If you sign a one-year lease, your landlord can’t raise the rent six months in. This makes sense. Yet, we allow health insurance companies to change their prescription drug coverage midyear, when consumers are already locked into their plans.

Commercial health insurers in Connecticut are free to make coverage changes in the middle of the year that reduce or eliminate prescription drug benefits, forcing people onto less expensive – and often less effective – medications.

The process is known as “non-medical switching,” and it can take the form of increased out-of-pocket costs, new formulary restrictions, or even total revocation of coverage for effective prescriptions that many residents rely on.

A bill currently in front of the state Senate takes steps to address this issue, but unless a new amendment is adopted, it won’t go far enough. Senate Bill 379 would require health insurers provide a 60-day notice when benefits change (currently, no notice is required), but it doesn’t prohibit insurers from making those unfair changes in the first place.

I urge the Senate to adopt the amendment, which includes a proposal originally introduced by my colleague Sen. Heather Somers and me to prohibit prescription coverage changes mid-year.

Non-medical switching is dangerous because it forces patients who are successfully managing chronic medical conditions to switch to a new medication, which may result in damaging side effects or simply not work for that particular patient. For the estimated 690,000 Connecticut residents with arthritis, 60,000 with epilepsy, and anyone else in our state who works every day to manage a chronic condition, these surprise coverage changes can put their health in jeopardy.

Non-medical switching also undermines the doctor-patient relationship. Physicians work hard to create a treatment plan that meets the needs of their patients, only to have an insurance company effectively override their professional medical opinion.

There are many factors that contribute to how someone responds to a particular drug, including age, severity of illness, gender and general health. A medication that works well for one person may not work for another—a primary reason why physicians, not health plans, should determine the course of care.

Insurance companies may claim that since these changes save money, they keep health plans more affordable for all their customers. But they fail to account for the resulting costs when patients forced off their medications react poorly. A study published by the American Psychiatric Association found that psychiatric patients who stop taking their medications because of prescription drug coverage changes are more than three times more likely to be homeless and more than twice as likely to be incarcerated. A survey by the Epilepsy Foundation founding that switching treatments can lead people with epilepsy to experience breakthrough seizures.

Non-medical switching can result in exorbitant costs for the health care system, consumers, and state government. It’s a cruel practice that benefits no one, and Connecticut legislators should put a stop to it.

Without an amended legislative solution, residents will continue to feel the health and financial effects of these practices.

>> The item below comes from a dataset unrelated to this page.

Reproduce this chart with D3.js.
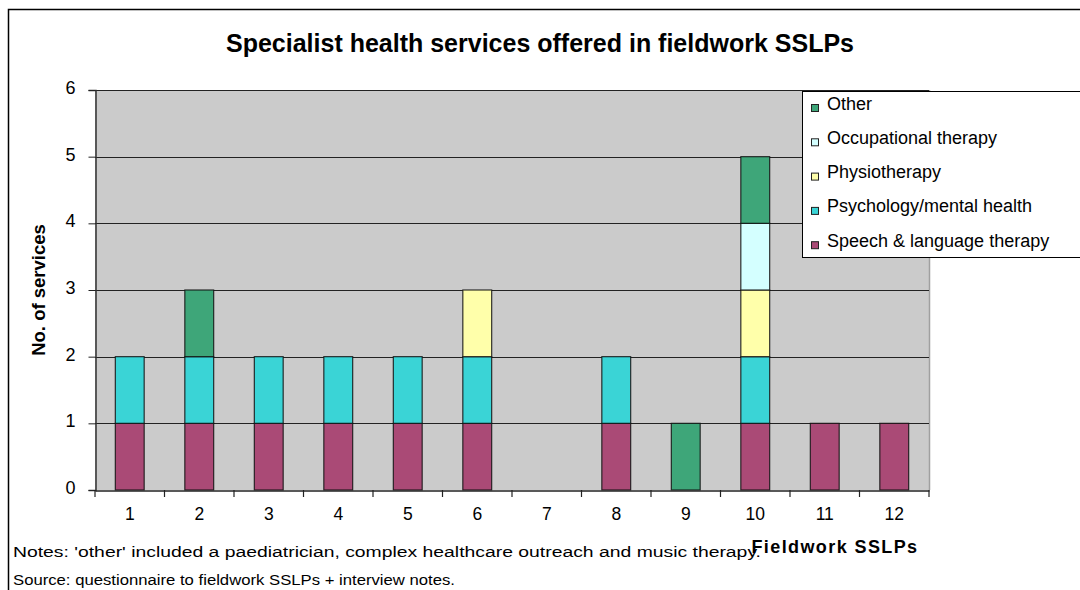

The bill currently being considered by the Senate still leaves those with commercial coverage vulnerable to losing access to the prescriptions they were guaranteed, disrupting the treatment that they paid for.

Health insurance companies don’t need special treatment – it’s time they honor their contracts just like any other Connecticut business. If they won’t do the right thing on their own, the legislature must hold them accountable.

Michelle Cook is the state representative for the 65th Assembly District serving Torrington and a Deputy Speaker of the House.